Reproduce the data below in full and exclude every picture.

---- Dataset extract

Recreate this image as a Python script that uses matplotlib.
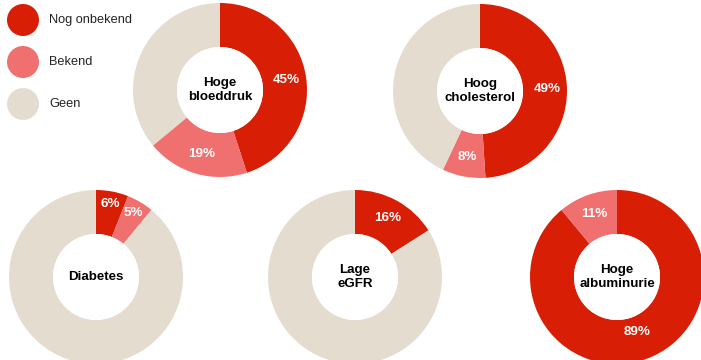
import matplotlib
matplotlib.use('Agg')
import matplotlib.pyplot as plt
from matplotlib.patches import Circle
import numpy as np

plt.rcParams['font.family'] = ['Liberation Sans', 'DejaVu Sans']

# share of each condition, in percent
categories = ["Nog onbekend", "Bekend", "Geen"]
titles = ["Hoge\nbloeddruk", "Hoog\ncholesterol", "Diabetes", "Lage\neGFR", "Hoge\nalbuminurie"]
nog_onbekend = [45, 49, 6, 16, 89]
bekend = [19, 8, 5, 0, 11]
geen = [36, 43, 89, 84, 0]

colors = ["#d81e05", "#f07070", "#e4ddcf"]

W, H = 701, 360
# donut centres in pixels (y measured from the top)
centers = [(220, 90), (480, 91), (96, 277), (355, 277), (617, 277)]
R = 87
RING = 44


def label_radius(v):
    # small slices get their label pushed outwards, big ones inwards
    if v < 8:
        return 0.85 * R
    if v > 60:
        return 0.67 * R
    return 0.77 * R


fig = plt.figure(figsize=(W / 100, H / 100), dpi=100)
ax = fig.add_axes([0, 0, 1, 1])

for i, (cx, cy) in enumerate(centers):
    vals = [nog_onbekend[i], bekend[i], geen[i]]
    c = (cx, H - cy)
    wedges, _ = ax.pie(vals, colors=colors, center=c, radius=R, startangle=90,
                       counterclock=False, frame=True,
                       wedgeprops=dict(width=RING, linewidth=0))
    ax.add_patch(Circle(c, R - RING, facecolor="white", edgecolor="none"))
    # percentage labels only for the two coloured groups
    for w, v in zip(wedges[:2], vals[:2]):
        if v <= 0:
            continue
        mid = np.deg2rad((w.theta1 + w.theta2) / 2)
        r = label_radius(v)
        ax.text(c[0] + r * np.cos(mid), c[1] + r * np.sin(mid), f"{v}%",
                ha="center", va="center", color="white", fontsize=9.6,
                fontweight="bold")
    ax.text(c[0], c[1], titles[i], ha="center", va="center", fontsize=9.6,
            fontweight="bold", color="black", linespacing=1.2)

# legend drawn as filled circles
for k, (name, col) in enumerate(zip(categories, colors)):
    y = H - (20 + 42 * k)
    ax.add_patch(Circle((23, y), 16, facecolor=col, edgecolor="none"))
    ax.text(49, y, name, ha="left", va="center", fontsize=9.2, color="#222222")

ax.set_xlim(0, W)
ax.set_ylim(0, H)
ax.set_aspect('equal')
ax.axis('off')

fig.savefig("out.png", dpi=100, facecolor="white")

--------

◆ **Answer to this task**
Recreate this image as a Python script that uses matplotlib.
import matplotlib
matplotlib.use('Agg')
import matplotlib.pyplot as plt
from matplotlib.patches import Circle
import numpy as np

plt.rcParams['font.family'] = ['Liberation Sans', 'DejaVu Sans']

# share of each condition, in percent
categories = ["Nog onbekend", "Bekend", "Geen"]
titles = ["Hoge\nbloeddruk", "Hoog\ncholesterol", "Diabetes", "Lage\neGFR", "Hoge\nalbuminurie"]
nog_onbekend = [45, 49, 6, 16, 89]
bekend = [19, 8, 5, 0, 11]
geen = [36, 43, 89, 84, 0]

colors = ["#d81e05", "#f07070", "#e4ddcf"]

W, H = 701, 360
# donut centres in pixels (y measured from the top)
centers = [(220, 90), (480, 91), (96, 277), (355, 277), (617, 277)]
R = 87
RING = 44


def label_radius(v):
    # small slices get their label pushed outwards, big ones inwards
    if v < 8:
        return 0.85 * R
    if v > 60:
        return 0.67 * R
    return 0.77 * R


fig = plt.figure(figsize=(W / 100, H / 100), dpi=100)
ax = fig.add_axes([0, 0, 1, 1])

for i, (cx, cy) in enumerate(centers):
    vals = [nog_onbekend[i], bekend[i], geen[i]]
    c = (cx, H - cy)
    wedges, _ = ax.pie(vals, colors=colors, center=c, radius=R, startangle=90,
                       counterclock=False, frame=True,
                       wedgeprops=dict(width=RING, linewidth=0))
    ax.add_patch(Circle(c, R - RING, facecolor="white", edgecolor="none"))
    # percentage labels only for the two coloured groups
    for w, v in zip(wedges[:2], vals[:2]):
        if v <= 0:
            continue
        mid = np.deg2rad((w.theta1 + w.theta2) / 2)
        r = label_radius(v)
        ax.text(c[0] + r * np.cos(mid), c[1] + r * np.sin(mid), f"{v}%",
                ha="center", va="center", color="white", fontsize=9.6,
                fontweight="bold")
    ax.text(c[0], c[1], titles[i], ha="center", va="center", fontsize=9.6,
            fontweight="bold", color="black", linespacing=1.2)

# legend drawn as filled circles
for k, (name, col) in enumerate(zip(categories, colors)):
    y = H - (20 + 42 * k)
    ax.add_patch(Circle((23, y), 16, facecolor=col, edgecolor="none"))
    ax.text(49, y, name, ha="left", va="center", fontsize=9.2, color="#222222")

ax.set_xlim(0, W)
ax.set_ylim(0, H)
ax.set_aspect('equal')
ax.axis('off')

fig.savefig("out.png", dpi=100, facecolor="white")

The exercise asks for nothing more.